Em outras palavras, o sumiço dos aproveitadores e dos especuladores favorece a evolução da indústria. Nos ciclos de baixa o foco tende a estar voltado fundamentalmente ao desenvolvimento da infraestrutura e de aplicativos que serão responsáveis por um novo estágio de prosperidade técnica e econômica, o qual atrairá novos usuários e criadores em um ciclo constante de retroalimentação.

DeFi (finanças descentralizadas), NFTs (tokens não fungíveis), games play-to-earn, DAOs (organizações autônomas descentralizadas) e o metaverso não surgiram magicamente no ano passado devido à euforia do mercado. Estavam sendo gestados nos duros anos 2018 e 2019, enquanto um mercado dado por morto por muitos de seus detratores andava de lado e sobrevivia às custas da determinação dos verdadeiros adeptos da tecnologia blockchain.

Estas inovações foram fundamentais para atrair uma nova onda de usuários, muitos dos quais ignoram os aspectos mais técnicos e filosóficos que movem os desenevolvedores dos projetos. E isso é bom, afirmam os analistas, pois em última instância o crescimento da indústria depende fundamentalmente do crescimento da adoção em níveis globais. Em uma comparação com aplicativos populares da Web 2.0, como Uber, Instagram e AirBNB, Chris King declarou à CNBC:

"A coisa mais importante que rastreamos e analisamos sob uma perspectiva de curto e longo prazo é a adoção. Isso é realmente o que importa. O hype em torno desses ativos e o aumento dos preços levam mais usuários a ingressar na rede, que é, em última análise, o que nos importa”.

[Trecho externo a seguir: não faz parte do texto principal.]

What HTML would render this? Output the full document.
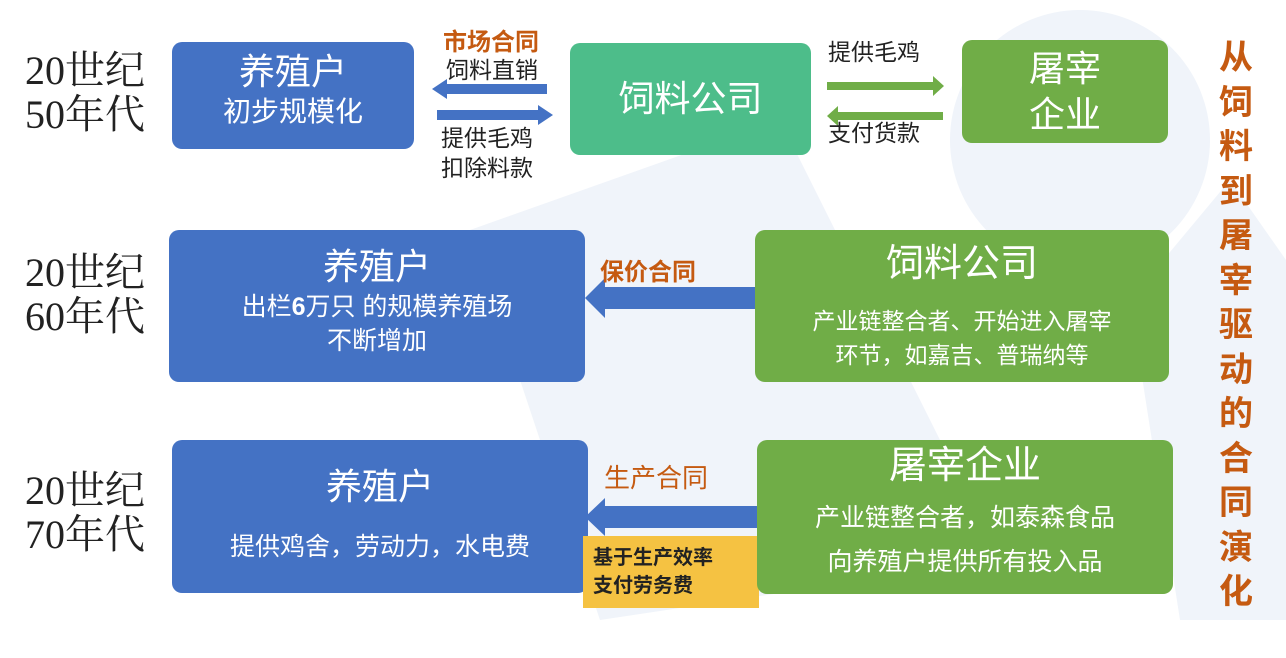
<!DOCTYPE html>
<html><head><meta charset="utf-8"><style>
body{margin:0;width:1286px;height:658px;background:#fff;position:relative;overflow:hidden;font-family:"Liberation Sans","Noto Sans CJK SC",sans-serif;}
.a{position:absolute;}
.box{position:absolute;border-radius:10px;color:#fff;text-align:center;box-sizing:border-box;}
.blue{background:#4472c4;}
.green{background:#70ad47;}
.teal{background:#4dbd8a;}
.yr{font-family:"Liberation Serif","Noto Serif CJK SC",serif;font-size:40px;line-height:44px;color:#222;}
.lab{font-size:23px;color:#222;line-height:30px;}
.red{color:#c55a11;font-weight:bold;}
</style></head><body>
<svg class="a" style="left:0;top:0" width="1286" height="658">
<polygon points="470,230 780,120 1000,560 600,620" fill="#f0f4fa"/>
<circle cx="1080" cy="140" r="130" fill="#f0f4fa"/>
<polygon points="1130,300 1230,180 1286,260 1286,620 1180,620" fill="#f0f4fa"/>
<polygon points="547,84 447,84 447,79 432,89 447,99 447,94 547,94" fill="#4472c4"/>
<polygon points="437,110 538,110 538,105 553,115 538,125 538,120 437,120" fill="#4472c4"/>
<polygon points="827,82 933,82 933,76 944,86 933,96 933,90 827,90" fill="#70ad47"/>
<polygon points="943,112 838,112 838,106 827,116 838,126 838,120 943,120" fill="#70ad47"/>
<polygon points="755,287 605,287 605,278 585,298 605,318 605,309 755,309" fill="#4472c4"/>
<polygon points="757,506 605,506 605,498 585,517 605,536 605,528 757,528" fill="#4472c4"/>
</svg>

<div class="a yr" style="left:25px;top:49px">20世纪<br>50年代</div>
<div class="a yr" style="left:25px;top:251px">20世纪<br>60年代</div>
<div class="a yr" style="left:25px;top:469px">20世纪<br>70年代</div>

<div class="box blue" style="left:172px;top:42px;width:242px;height:107px;padding-top:8px"><div style="font-size:36px;line-height:44px">养殖户</div><div style="font-size:28px;line-height:36px">初步规模化</div></div>
<div class="a red" style="left:443px;top:22px;font-size:24px">市场合同</div>
<div class="a lab" style="left:446px;top:55px">饲料直销</div>
<div class="a lab" style="left:441px;top:123px">提供毛鸡<br>扣除料款</div>
<div class="box teal" style="left:570px;top:43px;width:241px;height:112px;font-size:36px;line-height:112px">饲料公司</div>
<div class="a lab" style="left:828px;top:37px">提供毛鸡</div>
<div class="a lab" style="left:828px;top:118px">支付货款</div>
<div class="box green" style="left:962px;top:40px;width:206px;height:103px;font-size:36px;line-height:46px;padding-top:6px">屠宰<br>企业</div>

<div class="box blue" style="left:169px;top:230px;width:416px;height:152px;padding-top:14px"><div style="font-size:36px;line-height:46px">养殖户</div><div style="font-size:25px;line-height:34px">出栏<b>6</b>万只 的规模养殖场<br>不断增加</div></div>
<div class="a red" style="left:600px;top:252px;font-size:24px">保价合同</div>
<div class="box green" style="left:755px;top:230px;width:414px;height:152px;padding-top:8px"><div style="font-size:38px;line-height:52px">饲料公司</div><div style="font-size:23px;line-height:34px;margin-top:14px">产业链整合者、开始进入屠宰<br>环节，如嘉吉、普瑞纳等</div></div>

<div class="box blue" style="left:172px;top:440px;width:416px;height:153px;padding-top:24px"><div style="font-size:36px;line-height:46px">养殖户</div><div style="font-size:25px;line-height:34px;margin-top:20px">提供鸡舍，劳动力，水电费</div></div>
<div class="a red" style="left:604px;top:458px;font-size:26px;font-weight:normal">生产合同</div>
<div class="a" style="left:583px;top:536px;width:176px;height:72px;background:#f5c242;font-size:20px;font-weight:bold;line-height:28px;padding:8px 0 0 10px;box-sizing:border-box;color:#222">基于生产效率<br>支付劳务费</div>
<div class="box green" style="left:757px;top:440px;width:416px;height:154px;padding-top:2px"><div style="font-size:38px;line-height:48px">屠宰企业</div><div style="font-size:25px;line-height:44px;margin-top:6px">产业链整合者，如泰森食品<br>向养殖户提供所有投入品</div></div>

<div class="a red" style="left:1216px;top:36px;width:40px;font-size:34px;line-height:44.5px;text-align:center">从饲料到屠宰驱动的合同演化</div>
</body></html>
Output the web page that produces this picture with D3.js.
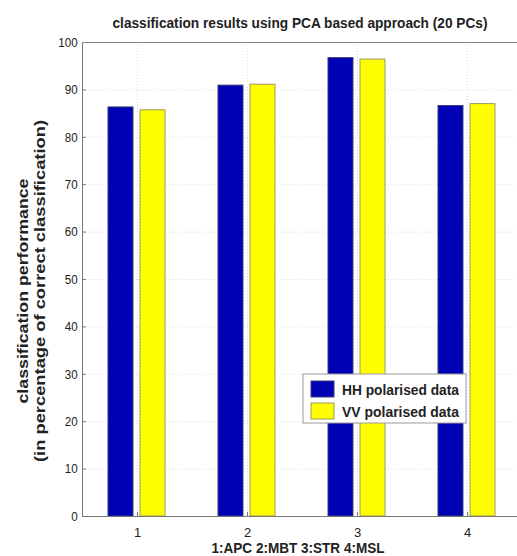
<!DOCTYPE html>
<html lang="en">
  <head>
    <meta charset="UTF-8" />
    <title>classification results</title>
    <script src="https://cdn.jsdelivr.net/npm/d3@7/dist/d3.min.js"></script>
    <style>
      body { margin: 0; background: #fff; }
      svg { display: block; font-family: "Liberation Sans", Arial, sans-serif; }
    </style>
  </head>
  <body>
    <div id="wrapper"></div>
    <script>
      const groups = [1, 2, 3, 4];
      const seriesNames = ["HH polarised data", "VV polarised data"];
      const hhValues = [86.3, 90.9, 96.7, 86.6];
      const vvValues = [85.7, 91.1, 96.4, 87.0];
      const yTicks = [0, 10, 20, 30, 40, 50, 60, 70, 80, 90, 100];

      const colors = ["#0000b4", "#ffff00"];

      const dimensions = {
        width: 517,
        height: 556,
        margin: { top: 42, right: -5, bottom: 40, left: 82 },
      };
      dimensions.boundedWidth =
        dimensions.width - dimensions.margin.left - dimensions.margin.right;
      dimensions.boundedHeight =
        dimensions.height - dimensions.margin.top - dimensions.margin.bottom;

      const data = groups.map((g, i) => ({
        group: g,
        values: [hhValues[i], vvValues[i]],
      }));

      const svg = d3
        .select("#wrapper")
        .append("svg")
        .attr("width", dimensions.width)
        .attr("height", dimensions.height);

      const bounds = svg
        .append("g")
        .attr(
          "transform",
          `translate(${dimensions.margin.left},${dimensions.margin.top})`
        );

      const xScale = d3
        .scaleLinear()
        .domain([0.5, 4.5])
        .range([0, dimensions.boundedWidth]);

      const inner = d3
        .scaleBand()
        .domain([0, 1])
        .range([-29, 28])
        .paddingInner(0.22)
        .paddingOuter(0);

      const yScale = d3
        .scaleLinear()
        .domain([0, 100])
        .range([dimensions.boundedHeight, 0]);

      // grid
      const grid = bounds.append("g");
      grid
        .selectAll(".hgrid")
        .data(yTicks.slice(1, -1))
        .join("line")
        .attr("x1", 0)
        .attr("x2", dimensions.boundedWidth)
        .attr("y1", (d) => yScale(d) + 0.5)
        .attr("y2", (d) => yScale(d) + 0.5)
        .attr("stroke", "#dcdcdc")
        .attr("stroke-dasharray", "1,2");
      grid
        .selectAll(".vgrid")
        .data(groups)
        .join("line")
        .attr("x1", (d) => xScale(d) + 0.5)
        .attr("x2", (d) => xScale(d) + 0.5)
        .attr("y1", 0)
        .attr("y2", dimensions.boundedHeight)
        .attr("stroke", "#dcdcdc")
        .attr("stroke-dasharray", "1,2");

      // bars
      const groupG = bounds
        .selectAll(".grp")
        .data(data)
        .join("g")
        .attr("transform", (d) => `translate(${xScale(d.group)},0)`);
      groupG
        .selectAll("rect")
        .data((d) => d.values.map((v, i) => ({ v, i })))
        .join("rect")
        .attr("x", (d) => inner(d.i))
        .attr("width", inner.bandwidth())
        .attr("y", (d) => yScale(d.v))
        .attr("height", (d) => yScale(0) - yScale(d.v))
        .attr("fill", (d) => colors[d.i])
        .attr("stroke", (d) => (d.i === 0 ? "#3a3a7a" : "#9a9a60"))
        .attr("stroke-width", 1);

      // axes
      const yAxisGenerator = d3
        .axisLeft(yScale)
        .tickValues(yTicks)
        .tickSize(-4)
        .tickPadding(6);
      const yAxis = bounds.append("g").call(yAxisGenerator);
      yAxis.select(".domain").attr("stroke", "#777");
      yAxis.selectAll(".tick line").attr("stroke", "#777");
      yAxis
        .selectAll(".tick text")
        .attr("x", -5)
        .attr("font-size", 13.5)
        .attr("fill", "#222")
        .attr("transform", "scale(0.86,1)")
        .attr("text-anchor", "end");

      const xAxisGenerator = d3
        .axisBottom(xScale)
        .tickValues(groups)
        .tickSize(-4)
        .tickPadding(12)
        .tickFormat(d3.format("d"));
      const xAxis = bounds
        .append("g")
        .attr("transform", `translate(0,${dimensions.boundedHeight})`)
        .call(xAxisGenerator);
      xAxis.select(".domain").attr("stroke", "#777");
      xAxis.selectAll(".tick line").attr("stroke", "#777");
      xAxis
        .selectAll(".tick text")
        .attr("font-size", 13)
        .attr("fill", "#222");

      // top border
      bounds
        .append("line")
        .attr("x1", 0)
        .attr("x2", dimensions.boundedWidth)
        .attr("y1", 0.5)
        .attr("y2", 0.5)
        .attr("stroke", "#888");

      // title
      svg
        .append("text")
        .attr("x", 300)
        .attr("y", 28)
        .attr("text-anchor", "middle")
        .attr("font-size", 14.5)
        .attr("font-weight", "bold")
        .attr("fill", "#222")
        .attr("textLength", 375)
        .attr("lengthAdjust", "spacingAndGlyphs")
        .text("classification results using PCA based approach (20 PCs)");

      // x label
      svg
        .append("text")
        .attr("x", 298)
        .attr("y", 553)
        .attr("text-anchor", "middle")
        .attr("font-size", 14.5)
        .attr("font-weight", "bold")
        .attr("fill", "#222")
        .attr("textLength", 173)
        .attr("lengthAdjust", "spacingAndGlyphs")
        .text("1:APC 2:MBT 3:STR 4:MSL");

      // y label
      const yLabel = svg
        .append("g")
        .attr("transform", "translate(0,291) rotate(-90)");
      yLabel
        .append("text")
        .attr("x", 0)
        .attr("y", 28)
        .attr("text-anchor", "middle")
        .attr("font-size", 14.5)
        .attr("font-weight", "bold")
        .attr("fill", "#222")
        .attr("textLength", 225)
        .attr("lengthAdjust", "spacingAndGlyphs")
        .text("classification performance");
      yLabel
        .append("text")
        .attr("x", 0)
        .attr("y", 45)
        .attr("text-anchor", "middle")
        .attr("font-size", 14.5)
        .attr("font-weight", "bold")
        .attr("fill", "#222")
        .attr("textLength", 342)
        .attr("lengthAdjust", "spacingAndGlyphs")
        .text("(in percentage of correct classification)");

      // legend
      const legend = svg.append("g").attr("transform", "translate(303,374)");
      legend
        .append("rect")
        .attr("width", 163)
        .attr("height", 49)
        .attr("fill", "#fff")
        .attr("stroke", "#999");
      const items = legend
        .selectAll(".item")
        .data(seriesNames)
        .join("g")
        .attr("transform", (d, i) => `translate(8,${7 + i * 22})`);
      items
        .append("rect")
        .attr("width", 23)
        .attr("height", 16)
        .attr("fill", (d, i) => colors[i])
        .attr("stroke", (d, i) => (i === 0 ? "#3a3a7a" : "#9a9a60"));
      items
        .append("text")
        .attr("x", 31)
        .attr("y", 14)
        .attr("font-size", 14.5)
        .attr("font-weight", "bold")
        .attr("fill", "#222")
        .attr("textLength", 117)
        .attr("lengthAdjust", "spacingAndGlyphs")
        .text((d) => d);
    </script>
  </body>
</html>
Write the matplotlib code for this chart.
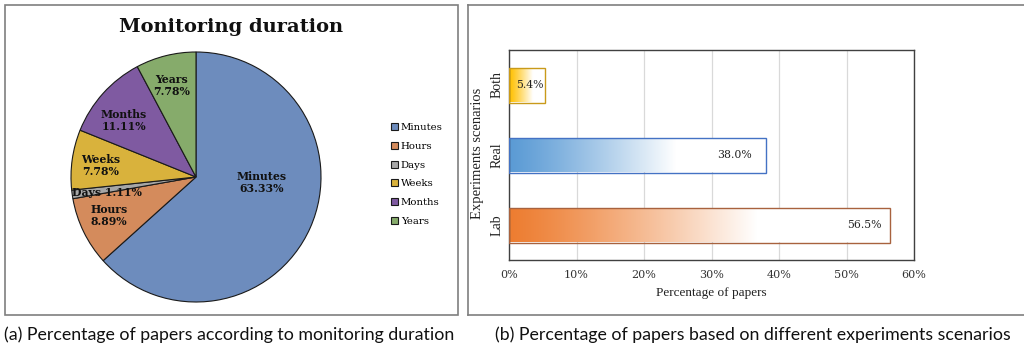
import numpy as np
import matplotlib
matplotlib.use("Agg")
import matplotlib.pyplot as plt
from matplotlib.patches import Rectangle
from matplotlib.lines import Line2D
from matplotlib.colors import to_rgb

# ---------------- data ----------------
durations = ["Minutes", "Hours", "Days", "Weeks", "Months", "Years"]
duration_pct = [63.33, 8.89, 1.11, 7.78, 11.11, 7.78]
duration_colors = ["#6d8cbd", "#d48b5c", "#a6a6a6", "#d9b23c", "#7f5aa1", "#86ab6b"]

scenarios = ["Lab", "Real", "Both"]
scenario_pct = [56.5, 38.0, 5.4]
scenario_colors = ["#ed7d31", "#5b9bd5", "#ffc000"]
scenario_edges = ["#a8623e", "#4472c4", "#c99a1a"]
x_ticks = [0, 10, 20, 30, 40, 50, 60]

SERIF = ["DejaVu Serif"]
TIMES = ["Liberation Serif", "DejaVu Serif"]
SANS = ["Lato", "DejaVu Sans"]

W, H = 1024, 349
fig = plt.figure(figsize=(W / 100, H / 100), dpi=100)

def fx(px):
    return px / W

def fy(py):
    return 1 - py / H

# panel frames
fig.patches.append(Rectangle((fx(5), fy(315)), fx(453), 310 / H, transform=fig.transFigure,
                             fill=False, edgecolor="#7f7f7f", lw=1.2))
for xs, ys in [([468, 1030], [5, 5]), ([468, 1030], [315, 315]), ([468, 468], [5, 315])]:
    fig.lines.append(Line2D([fx(v) for v in xs], [fy(v) for v in ys], transform=fig.transFigure,
                            color="#7f7f7f", lw=1.2))

# ---------------- pie ----------------
cx, cy, r = 196, 177, 125
axp = fig.add_axes([fx(cx - r), fy(cy + r), fx(2 * r), 2 * r / H])
wedges, _ = axp.pie(duration_pct, colors=duration_colors, startangle=90, counterclock=False,
                    wedgeprops=dict(edgecolor="#1a1a1a", linewidth=0.8))
axp.set_xlim(-1, 1)
axp.set_ylim(-1, 1)
axp.set_aspect("auto")
axp.axis("off")

label_r = [0.53, 0.76, 0.72, 0.77, 0.73, 0.76]
angle_shift = [19, -2, 2, 1, 4, 1]
for w, name, pct, rr, sh in zip(wedges, durations, duration_pct, label_r, angle_shift):
    mid = np.deg2rad((w.theta1 + w.theta2) / 2 + sh)
    if name == "Days":
        txt = f"{name} {pct:.2f}%"
    else:
        txt = f"{name}\n{pct:.2f}%"
    axp.text(rr * np.cos(mid), rr * np.sin(mid), txt, ha="center", va="center",
             fontsize=7.8, fontweight="bold", family=SERIF, color="#111111", linespacing=1.1)

fig.text(fx(231), fy(27), "Monitoring duration", ha="center", va="center",
         fontsize=14, fontweight="bold", family=SERIF, color="#111111")

fig.legend(wedges, durations, loc="upper left", bbox_to_anchor=(fx(386), fy(118)),
           frameon=False, prop=dict(family=SERIF, size=7.3), handlelength=0.7,
           handleheight=0.7, handletextpad=0.25, labelspacing=0.95, borderpad=0)

# ---------------- bars ----------------
axb = fig.add_axes([fx(509), fy(260), fx(405), 210 / H])
ypos = np.arange(len(scenarios))
bars = axb.barh(ypos, scenario_pct, height=0.5, facecolor="none",
                edgecolor=scenario_edges, linewidth=1.0, zorder=3)
axb.set_xlim(0, 60)
axb.set_ylim(-0.5, len(scenarios) - 0.5)
axb.set_axisbelow(True)
axb.grid(axis="x", color="#d9d9d9", lw=0.9)

label_pad = [-6, -10, -1]
for b, col, pad in zip(bars, scenario_colors, label_pad):
    c = np.array(to_rgb(col))
    t = np.clip(np.linspace(0, 1, 256) / 0.65, 0, 1) ** 1.2
    grad = (c[None, :] * (1 - t[:, None]) + t[:, None] * 1.0)[None, :, :]
    x0, y0, bw, bh = b.get_x(), b.get_y(), b.get_width(), b.get_height()
    im = axb.imshow(grad, extent=[x0, x0 + bw, y0, y0 + bh], aspect="auto",
                    origin="lower", zorder=2, interpolation="bilinear")
    im.set_clip_path(b)
    axb.annotate(f"{b.get_width():.1f}%", xy=(x0 + bw, y0 + bh / 2), xytext=(pad, 0),
                 textcoords="offset points", ha="right", va="center",
                 fontsize=7.8, family=SERIF, color="#222222", zorder=4)

axb.set_xlim(0, 60)
axb.set_ylim(-0.5, len(scenarios) - 0.5)
axb.set_xticks(x_ticks)
axb.set_xticklabels([f"{v}%" for v in x_ticks], family=SERIF, fontsize=8.0, color="#333333")
axb.set_yticks(ypos)
axb.set_yticklabels(scenarios, rotation=90, va="center", family=TIMES, fontsize=10, color="#222222")
axb.tick_params(length=0, pad=7)
axb.tick_params(axis="y", pad=4)
for s in axb.spines.values():
    s.set_color("#404040")
    s.set_linewidth(1.0)
axb.set_xlabel("Percentage of papers", family=TIMES, fontsize=9.5, color="#222222", labelpad=5)
fig.text(fx(478), fy(153), "Experiments scenarios", rotation=90, ha="center", va="center",
         family=TIMES, fontsize=10.5, color="#222222")

# ---------------- captions ----------------
fig.text(fx(229), fy(335), "(a) Percentage of papers according to monitoring duration",
         ha="center", va="center", family=SANS, fontsize=12.8, color="#111111")
fig.text(fx(753), fy(335), "(b) Percentage of papers based on different experiments scenarios",
         ha="center", va="center", family=SANS, fontsize=12.8, color="#111111")

fig.savefig("out.png", dpi=100)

Na manhã desta quinta-feira, o Bitcoin registra uma baixa intradiária de 3,4% e está cotado a US$ 42.171, muito próximo a um nível de suporte importante para manter as esperanças de que o inverno cripto ainda possa ser evitado. Conforme noticiou o Cointelegraph Brasil recentemente, US$ 42.000 é a linha na areia que não pode ser quebrada para que os touros possam mirar em alvos de preço mais elevados.